Strengths and limitations of the study

Strengths

This study attempted to find out if stand-alone short-term placements during medical training could influence future acceptance of rural practice in a resource-limited setting (RLS). Most of the studies on the role of rural exposure during undergraduate medical training in increasing rural medical practice after graduation have been done in high-income countries and very few, if any, in resource-limited settings. Since health workers' mal-distribution is prevalent in RLS, the results of this study are of great importance.

Limitations

Our study relied on self-reported data from students with high reliance on preferences rather than actual practice, which could weaken the strength of our conclusions. While the majority of MD3 students completed the survey, not all students participated, and it is possible that the non-participants might have more negative perceptions of peripheral rotations.
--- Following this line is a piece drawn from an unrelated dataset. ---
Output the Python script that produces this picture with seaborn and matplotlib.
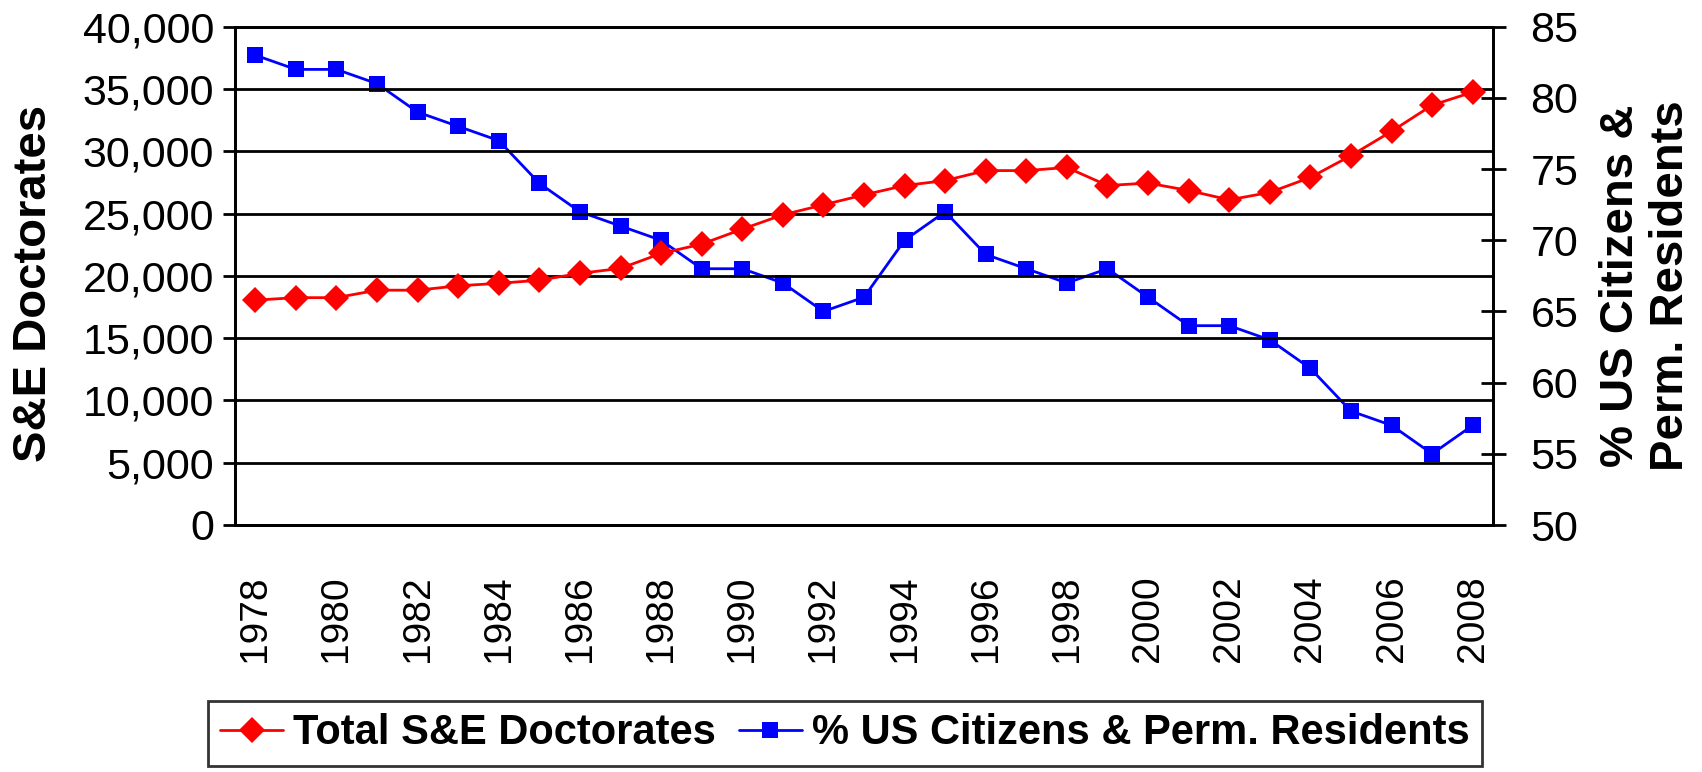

Also, the lack of a comparison group could make it difficult to understand how the predictors are influencing preferences. Furthermore, the lack of feedback information from the peripheral hospitals to complement students’ self-reported data coupled with other individual and group effects of the surveyed students also limit the strength of our conclusions. A stronger study designs that incorporates a comparison group could lead to better understanding of our results.

Conclusions

Satisfaction with the rural rotation program was associated with increased likelihood of rural practice after graduation. Opportunities exist in reducing mal-distribution of health care workers through interventions that target health care workers in-training. Institutions of higher learning and other stakeholders involved in human resource for health (HRH) should consider introducing well organized, rural clinical rotations in their medical curricula to increase the likelihood of future rural location placement. Also, recruitment of more in-service students, especially those who have worked in rural areas for at least two years should be considered due to their high propensity to return back to rural areas after graduation.

Way forward

This was a cross-sectional study with its pertinent shortcomings. Follow-up studies that will utilize national and KCMUCo alumni databases will provide a better analysis of the translation of intent to actual practice and retention in rural and/or underserved areas.